(Figure scripts)
[start]

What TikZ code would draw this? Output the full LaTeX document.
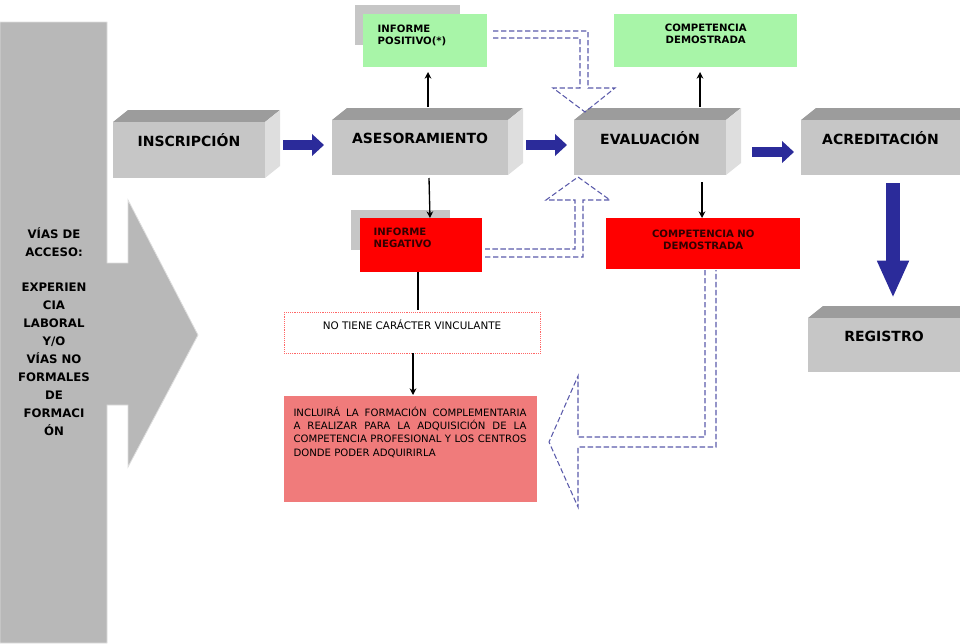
\documentclass[tikz,border=0pt]{standalone}
\usepackage{fontspec}
\setmainfont{DejaVu Sans}
\usetikzlibrary{arrows.meta}
\definecolor{front}{HTML}{C6C6C6}
\definecolor{topc}{HTML}{9C9C9C}
\definecolor{sidec}{HTML}{DEDEDE}
\definecolor{bar}{HTML}{B8B8B8}
\definecolor{lgreen}{HTML}{A8F5A8}
\definecolor{bred}{HTML}{FF0000}
\definecolor{salmon}{HTML}{F07B7B}
\definecolor{dblue}{HTML}{5A5AAA}
\definecolor{fblue}{HTML}{2B2B9A}
\tikzset{
 big/.style={font=\bfseries\fontsize{10.5}{12}\selectfont},
 sm/.style={font=\bfseries\fontsize{7.6}{9}\selectfont,align=left},
 blk/.style={-{Stealth[length=5pt,width=5pt]},line width=1pt,black},
 dsh/.style={dblue,line width=0.8pt,dash pattern=on 4pt off 2pt},
 fat/.style={fblue,line width=7pt,-{Triangle[length=9pt,width=16pt]}},
}
\newcommand{\mybox}[6]{% x1,y1,x2,y2,name,text
 \fill[topc] (#1,#2)--(#1+15,#2-12)--(#3+15,#2-12)--(#3,#2)--cycle;
 \fill[sidec] (#3,#2)--(#3+15,#2-12)--(#3+15,#4-12)--(#3,#4)--cycle;
 \fill[front] (#1,#2) rectangle (#3,#4);
 \coordinate (#5) at ({(#1+#3)/2},{(#2+#4)/2});
 \node[big] (#5t) at ({(#1+#3)/2},#2+18) {#6};
}
\begin{document}
\begin{tikzpicture}[x=0.75pt,y=-0.75pt]
\useasboundingbox (0,0) rectangle (960,643);
% left bar arrow
\fill[bar,draw=sidec,line width=0.6pt] (0,22)--(107,22)--(107,263)--(128,263)--(128,200)--(198,335)--(128,467)--(128,405)--(107,405)--(107,643)--(0,643)--cycle;
\node[font=\bfseries\fontsize{8.8}{13.5}\selectfont,align=center] (acc) at (54,242) {VÍAS DE\\ACCESO:};
\node[font=\bfseries\fontsize{8.8}{13.5}\selectfont,align=center,anchor=north] (exp) at (54,278) {EXPERIEN\\CIA\\LABORAL\\Y/O\\VÍAS NO\\FORMALES\\DE\\FORMACI\\ÓN};
% main boxes
\mybox{113}{122}{265}{178}{ins}{INSCRIPCIÓN}
\mybox{332}{120}{508}{175}{ase}{ASESORAMIENTO}
\mybox{574}{120}{726}{175}{eva}{EVALUACIÓN}
\mybox{801}{120}{960}{175}{acr}{ACREDITACIÓN}
\mybox{808}{318}{960}{372}{reg}{REGISTRO}
% fat arrows
\coordinate (f1a) at (283,145); \coordinate (f1b) at (324,145);
\coordinate (f2a) at (526,145); \coordinate (f2b) at (567,145);
\coordinate (f3a) at (752,152); \coordinate (f3b) at (794,152);
\coordinate (f4a) at (893,183); \coordinate (f4b) at (893,298);
\draw[fat] (f1a)--(f1b);
\draw[fat] (f2a)--(f2b);
\draw[fat] (f3a)--(f3b);
\draw[fblue,line width=11pt,-{Triangle[length=28pt,width=22pt]}] (f4a)--(f4b);
% small boxes
\fill[front] (355,5) rectangle (460,45);
\node[fill=lgreen,minimum width=124*0.75pt,minimum height=53*0.75pt,anchor=north west] (pos) at (363,14) {};
\node[sm,anchor=north west] at (373,20) {INFORME\\POSITIVO(*)};
\node[fill=lgreen,minimum width=183*0.75pt,minimum height=53*0.75pt,anchor=north west] (cd) at (614,14) {};
\node[sm,align=center] at (cd) [yshift=5pt] {COMPETENCIA\\DEMOSTRADA};
\fill[front] (351,210) rectangle (450,250);
\node[fill=bred,minimum width=122*0.75pt,minimum height=54*0.75pt,anchor=north west] (neg) at (360,218) {};
\node[sm,anchor=north west,text=black!80!red] at (369,223) {INFORME\\NEGATIVO};
\node[fill=bred,minimum width=194*0.75pt,minimum height=51*0.75pt,anchor=north west] (cnd) at (606,218) {};
\node[sm,align=center,text=black!80!red] at (cnd) [yshift=3pt] {COMPETENCIA NO\\DEMOSTRADA};
\node[draw=red!60,densely dotted,minimum width=256*0.75pt,minimum height=41*0.75pt,anchor=north west] (vin) at (284,312) {};
\node[font=\fontsize{7.8}{9}\selectfont] at (412,325) {NO TIENE CARÁCTER VINCULANTE};
\node[fill=salmon,minimum width=253*0.75pt,minimum height=106*0.75pt,anchor=north west] (inc) at (284,396) {};
\node[font=\fontsize{7.6}{10}\selectfont,text width=233*0.75pt,align=justify,anchor=north] at (410,402) {INCLUIRÁ LA FORMACIÓN COMPLEMENTARIA A REALIZAR PARA LA ADQUISICIÓN DE LA COMPETENCIA PROFESIONAL Y LOS CENTROS DONDE PODER ADQUIRIRLA};
% black arrows
\draw[blk] (428,107) -- (428,72);
\draw[blk] (429,178) -- (430,218);
\draw[blk] (700,107) -- (700,72);
\draw[blk] (702,182) -- (702,218);
\draw[line width=1pt] (418,272) -- (418,310);
\draw[blk] (413,353) -- (413,395);
% dashed outline arrows
\draw[dsh] (493,31)--(588,31)--(588,88)--(615,88)--(585,112)--(553,88)--(580,88)--(580,38)--(493,38);
\draw[dsh] (485,257)--(583,257)--(583,200)--(610,200)--(578,177)--(546,200)--(575,200)--(575,249)--(485,249);
\draw[dsh] (705,270)--(705,437)--(578,437)--(578,376)--(549,442)--(578,507)--(578,447)--(716,447)--(716,270);
\end{tikzpicture}
\end{document}
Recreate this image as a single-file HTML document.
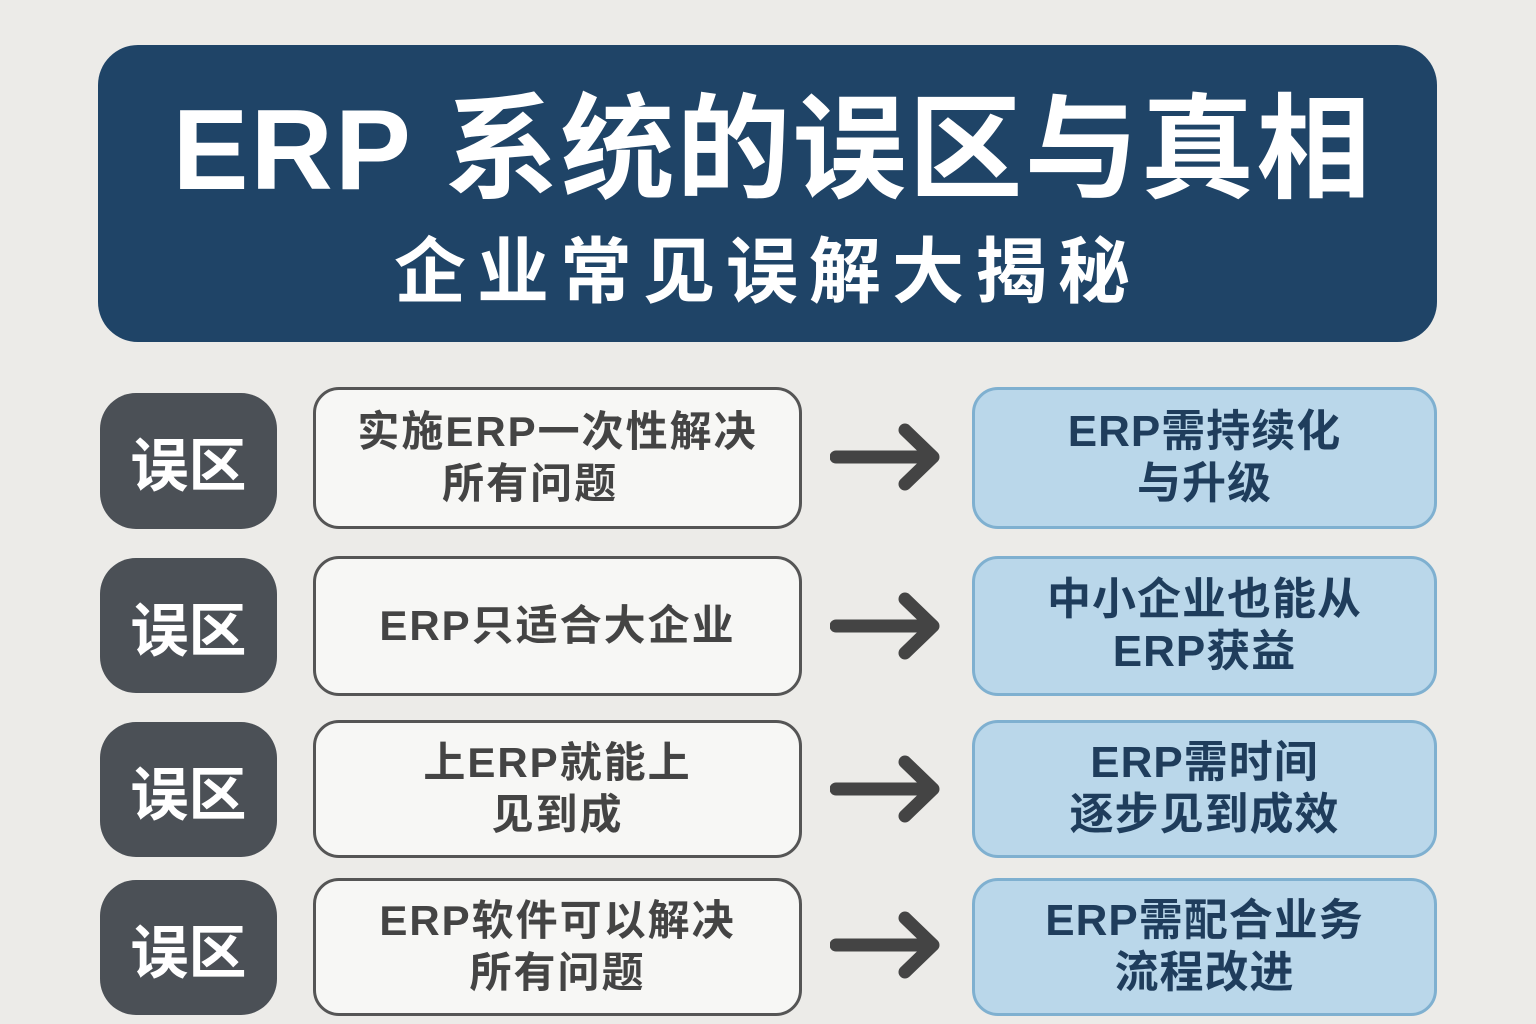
<!DOCTYPE html>
<html><head><meta charset="utf-8"><style>
body{margin:0;width:1536px;height:1024px;background:#ecebe8;font-family:"Liberation Sans","Noto Sans CJK SC",sans-serif;position:relative;overflow:hidden}
.hdr{position:absolute;left:98px;top:45px;width:1339px;height:297px;background:#1f4467;border-radius:40px;color:#fff;font-weight:bold}
.t1{position:absolute;left:10px;right:0;top:46px;text-align:center;font-size:114px;line-height:120px;letter-spacing:2px}
.t2{position:absolute;left:0;right:0;top:188px;text-align:center;font-size:72px;line-height:80px;letter-spacing:11px}
.a{position:absolute;left:100px;width:177px;background:#4b5056;border-radius:36px;color:#fff;font-size:58px;font-weight:bold;display:flex;align-items:center;justify-content:center}
.m{position:absolute;left:313px;width:483px;border:3px solid #555;background:#f7f7f5;border-radius:26px;color:#444;font-size:42px;font-weight:bold;display:flex;align-items:center;justify-content:center;text-align:center;line-height:52px;letter-spacing:2px}
.r{position:absolute;left:972px;width:459px;border:3px solid #7fb0d0;background:#bad7ea;border-radius:26px;color:#1f3d5c;font-size:44px;font-weight:bold;display:flex;align-items:center;justify-content:center;text-align:center;line-height:52px;letter-spacing:1px}
svg{position:absolute;left:830px}
</style></head><body>
<div class="hdr"><div class="t1">ERP 系统的误区与真相</div><div class="t2">企业常见误解大揭秘</div></div>

<div class="a" style="top:393px;height:136px">误区</div>
<div class="m" style="top:387px;height:136px">实施ERP一次性解决<br>所有问题&nbsp;&nbsp;&nbsp;&nbsp;</div>
<svg style="top:422px" width="115" height="70"><path d="M6 35H100M75 8L103 35L75 62" stroke="#444" stroke-width="13" fill="none" stroke-linecap="round" stroke-linejoin="round"/></svg>
<div class="r" style="top:387px;height:136px">ERP需持续化<br>与升级</div>

<div class="a" style="top:558px;height:135px">误区</div>
<div class="m" style="top:556px;height:134px">ERP只适合大企业</div>
<svg style="top:591px" width="115" height="70"><path d="M6 35H100M75 8L103 35L75 62" stroke="#444" stroke-width="13" fill="none" stroke-linecap="round" stroke-linejoin="round"/></svg>
<div class="r" style="top:556px;height:134px">中小企业也能从<br>ERP获益</div>

<div class="a" style="top:722px;height:135px">误区</div>
<div class="m" style="top:720px;height:132px">上ERP就能上<br>见到成</div>
<svg style="top:754px" width="115" height="70"><path d="M6 35H100M75 8L103 35L75 62" stroke="#444" stroke-width="13" fill="none" stroke-linecap="round" stroke-linejoin="round"/></svg>
<div class="r" style="top:720px;height:132px">ERP需时间<br>逐步见到成效</div>

<div class="a" style="top:880px;height:135px">误区</div>
<div class="m" style="top:878px;height:132px">ERP软件可以解决<br>所有问题</div>
<svg style="top:910px" width="115" height="70"><path d="M6 35H100M75 8L103 35L75 62" stroke="#444" stroke-width="13" fill="none" stroke-linecap="round" stroke-linejoin="round"/></svg>
<div class="r" style="top:878px;height:132px">ERP需配合业务<br>流程改进</div>
</body></html>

[end]

* [The request] Copy each line from the records above that includes the string "this".

* [Correct output]
What TikZ code would draw this? Output the full LaTeX document.
Recreate this image as a single-file HTML document.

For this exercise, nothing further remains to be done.